A plane you might not have come across before - the holzdraht hobel

AndyT

Old Oak
Joined
Nov 23, 2020
Messages
2,461
Reaction score
75
Location
Bristol
Name
Andy
You know how Google likes to look over your shoulder and try to get to know you better? Well, in the last few days, prompted by discussion about German hand planes, I have glanced at a few relevant YouTube videos. So today, it was no surprise to see a German language video suggested to me, that seemed to be about some sort of historic craft.

I don't speak German but it soon became clear that the craft in question was the making of sunblinds for windows. Rather than using grass, the canny Bavarians use logs of wood and special planes which cut long thin strips, a bit like thick spaghetti, and up to 6 metres long!

They would be rather hard to push by hand, so they use a cunning foot-operated machine, which pulls the plane along on a rope. Here's a close up of one of the planes:

German blind maker plane.png

Anyone heard of these before? Any of our German speakers or residents? It was a new one on me and further proof that there is no limit to the number of types of plane in existence!

Here's the whole 11 minute video:

 
That museum near Saltzburg is quite interesting. A bit "Disney" these days but it has a lot of old buildings and an apparently authentic old workshop. Was taken there by FIL some while ago. You can't get away from Mozart everything though. Never seen a plane like that.
 
Hi German ist not my problem, but Bavarian and English,,,

I think most of it is understandable just with the pictures. To plane theses strings, you need extremly straight grain wood. In the part from the 1980s you can see the last String planer. He already stats, that theses treee are not in the woods any longer.
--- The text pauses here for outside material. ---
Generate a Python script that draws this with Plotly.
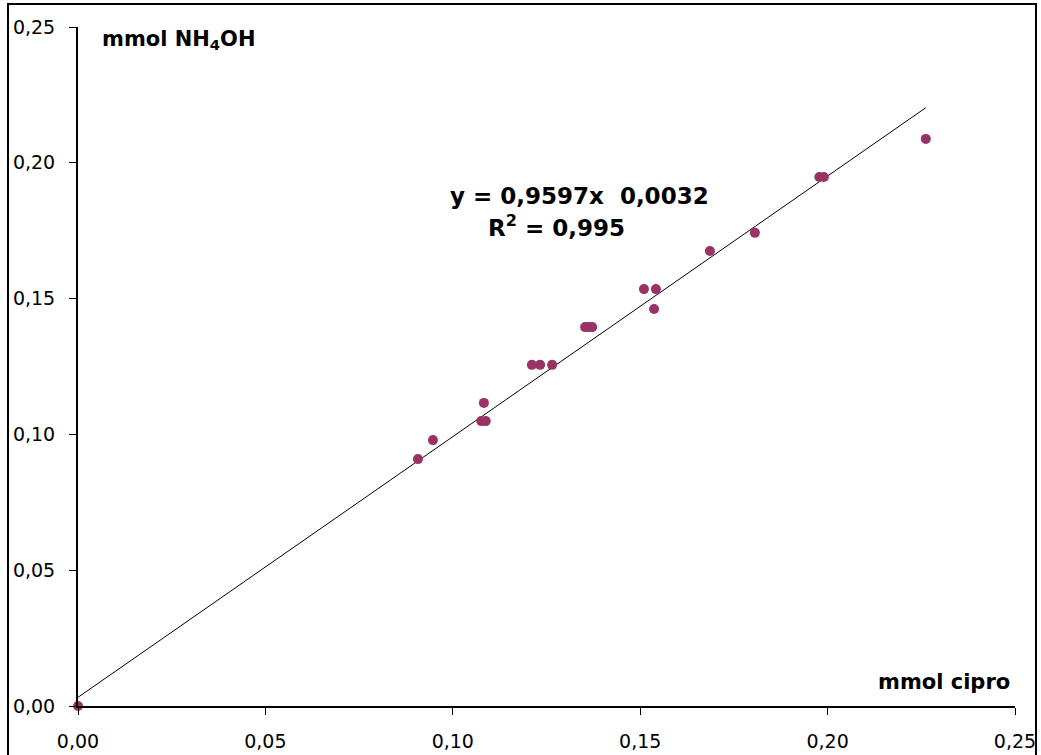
import plotly.graph_objects as go

x_cipro = [0.0, 0.0907, 0.0947, 0.1083, 0.1076, 0.1088, 0.1211, 0.1233, 0.1265,
           0.1353, 0.1362, 0.1372, 0.1510, 0.1542, 0.1537, 0.1686, 0.1806,
           0.1978, 0.1990, 0.2262]
y_nh4oh = [0.0, 0.0909, 0.0979, 0.1116, 0.1049, 0.1049, 0.1256, 0.1256, 0.1256,
           0.1395, 0.1395, 0.1395, 0.1535, 0.1535, 0.1462, 0.1675, 0.1742,
           0.1948, 0.1948, 0.2088]

slope = 0.9597
intercept = 0.0032
trend_x = [0.0, max(x_cipro)]
trend_y = [slope * v + intercept for v in trend_x]

x_ticks = [0.0, 0.05, 0.10, 0.15, 0.20, 0.25]
x_ticklabels = ["0,00", "0,05", "0,10", "0,15", "0,20", "0,25"]
y_ticks = [0.0, 0.05, 0.10, 0.15, 0.20, 0.25]
y_ticklabels = ["0,00", "0,05", "0,10", "0,15", "0,20", "0,25"]

font_family = "DejaVu Sans, Verdana, sans-serif"

fig = go.Figure()
fig.add_trace(go.Scatter(x=trend_x, y=trend_y, mode="lines",
                         line=dict(color="black", width=1), hoverinfo="skip",
                         showlegend=False))
fig.add_trace(go.Scatter(x=x_cipro, y=y_nh4oh, mode="markers",
                         marker=dict(color="#993366", size=10),
                         showlegend=False, cliponaxis=False))

fig.update_layout(
    width=1041, height=755,
    margin=dict(l=78, r=26, t=27, b=49),
    paper_bgcolor="white", plot_bgcolor="white",
    font=dict(family=font_family, size=19, color="black"),
    xaxis=dict(range=[0, 0.25], tickvals=x_ticks, ticktext=x_ticklabels,
               showgrid=False, zeroline=False, showline=True, linecolor="black",
               linewidth=2, ticks="outside", ticklen=7, tickcolor="black",
               tickwidth=1, tickfont=dict(size=19), ticklabelstandoff=10,
               automargin=False),
    yaxis=dict(range=[0, 0.25], tickvals=y_ticks, ticktext=y_ticklabels,
               showgrid=False, zeroline=False, showline=True, linecolor="black",
               linewidth=2, ticks="outside", ticklen=7, tickcolor="black",
               tickwidth=1, tickfont=dict(size=19), ticklabelstandoff=10,
               automargin=False),
    shapes=[dict(type="rect", xref="paper", yref="paper",
                 x0=-0.0747, x1=1.0224, y0=-0.2, y1=1.0339,
                 line=dict(color="black", width=2), fillcolor="rgba(0,0,0,0)",
                 layer="below")],
    annotations=[
        dict(text="<b>mmol NH<sub>4</sub>OH</b>", xref="paper", yref="paper",
             x=0.0235, y=0.981, xanchor="left", yanchor="middle", showarrow=False,
             font=dict(size=21)),
        dict(text="<b>mmol cipro</b>", xref="paper", yref="paper",
             x=0.9968, y=0.036, xanchor="right", yanchor="middle", showarrow=False,
             font=dict(size=21)),
        dict(text="<b>y = 0,9597x  0,0032</b>", xref="paper", yref="paper",
             x=0.5347, y=0.751, xanchor="center", yanchor="middle", showarrow=False,
             font=dict(size=23)),
        dict(text="<b>R<sup>2</sup> = 0,995</b>", xref="paper", yref="paper",
             x=0.5112, y=0.707, xanchor="center", yanchor="middle", showarrow=False,
             font=dict(size=23)),
    ],
)

fig.write_html("out.html")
The wood was watered and completly wet.

Cheers
Pedder
 
Andy,

if there are any specific bits you want translating, I'd be happy to help out. Obvs the offer stands for everybody else too, provided you don't want a whole book translated.
 
It would be interesting to know how they sharpened these planes.
 
I know I've not got one but I'm sure I've seen these planes somewhere before :unsure:
Top marks Andy for making a feature of this, I feel another demonstration exhibit coming on :love:

Cheers, Andy
 
That was fascinating, even though I couldn't understand the German, it was intriguing to see how they made those.